With thousands of fans creatively conjuring the latest fashion trends while wearing as little as possible, Dan Mangan sat backstage at the Keloha festival discussing the vapid prospects of cool.
A musical risk-taker who claims he’s painstakingly slow at writing new songs, Mangan is one to stay informed about the world around him—politics, social trends and the like.
He’s very interested in food security, the slow food movement and urban farming, for example, and while it’s certainly trendy, that hasn’t stopped him from spreading word of interesting events on his website or bringing the topic up in interview from time to time.
“I think there’s this constant pressure to not be excited about things you’re interested in because you’re not being cool. I really dislike that about our culture,” he said. “As soon as people feel excited about anything they have this need to castrate that…And yet, the people who aren’t concerned are really just the coolest people I know—the people who are able to glow and be positive and not have their guard up about things all the time.”
Not one hour later, of course, Mangan proved the definition of cool as the first artist to remove himself from the stage to sign autographs before the crowd. He got the entire audience on their feet to sing Robots as he crowd-surfed among the audience.
Lyrically, the song is a goofy approach to the breakneck pace of technology and the songwriter does have a few thoughts on the topic.
“I’m not afraid of technology,” he said. “There’s a lot of fear that we’re getting less personal with one another because of technology. I don’t feel that. I use technology all the time, but I don’t feel less connected to my friends.”
A self-professed globetrotter, Mangan nevertheless is concerned by the extent to which human beings commodify and discard everything within grasp and said he thinks staying in one place for too long is bad for the psyche and one’s ability to develop and contribute to the world.
Based out of Vancouver, Mangan served as the local hero in the final lineup of the Keloha event.
Mangan claims a very diverse fan base, owing in no small part to a close relationship with the national broadcaster.

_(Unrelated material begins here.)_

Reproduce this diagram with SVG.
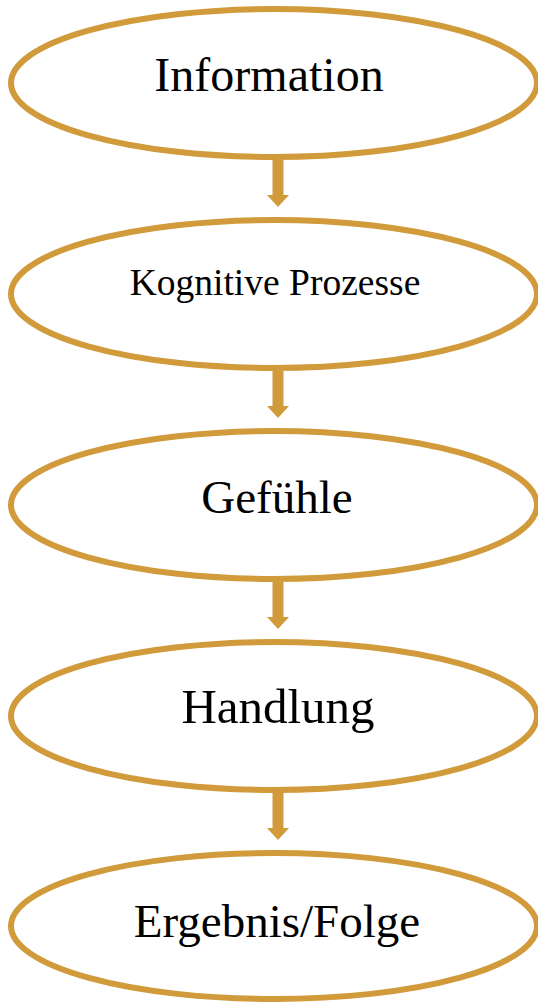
<svg xmlns="http://www.w3.org/2000/svg" width="538" height="1003" viewBox="0 0 538 1003">
<style>
.n{fill:#fff;stroke:#D19A3B;stroke-width:6}
.t{font-family:"Liberation Serif","Times New Roman",serif;fill:#000;text-anchor:middle}
.a{fill:#D19A3B}
</style>
<rect width="538" height="1003" fill="#fff"/>
<g id="connectors">
<polygon class="a" points="272.5,160 283.5,160 283.5,195 289,195 278,207 267,195 272.5,195"/>
<polygon class="a" points="272.5,371 283.5,371 283.5,406 289,406 278,418 267,406 272.5,406"/>
<polygon class="a" points="272.5,582 283.5,582 283.5,617 289,617 278,629 267,617 272.5,617"/>
<polygon class="a" points="272.5,792 283.5,792 283.5,828 289,828 278,840 267,828 272.5,828"/>
</g>
<g id="n1"><ellipse class="n" cx="274" cy="83" rx="263" ry="74"/><text class="t" x="269" y="91" font-size="48">Information</text></g>
<g id="n2"><ellipse class="n" cx="274" cy="294" rx="263" ry="74"/><text class="t" x="275" y="295" font-size="37.5">Kognitive Prozesse</text></g>
<g id="n3"><ellipse class="n" cx="274" cy="505" rx="263" ry="74"/><text class="t" x="277" y="513" font-size="47">Gefühle</text></g>
<g id="n4"><ellipse class="n" cx="274" cy="716" rx="263" ry="74"/><text class="t" x="278" y="723" font-size="49">Handlung</text></g>
<g id="n5"><ellipse class="n" cx="274" cy="926" rx="263" ry="73"/><text class="t" x="277" y="937" font-size="47">Ergebnis/Folge</text></g>
</svg>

“I’m a big appreciator of the CBC; I’ve listened to CBC my whole life,” he said. “Miraculously somehow the records that we’ve made seem to fit Radio One, Two and Three, so we’ve just kind of hit a place where we’re just accessible enough for this, but just edgy enough for that.”
Mangan is known for his musical diversity, working in everything from folk to electronic genres. Sunday evening’s set included a string accompaniment and plenty of heavy beats.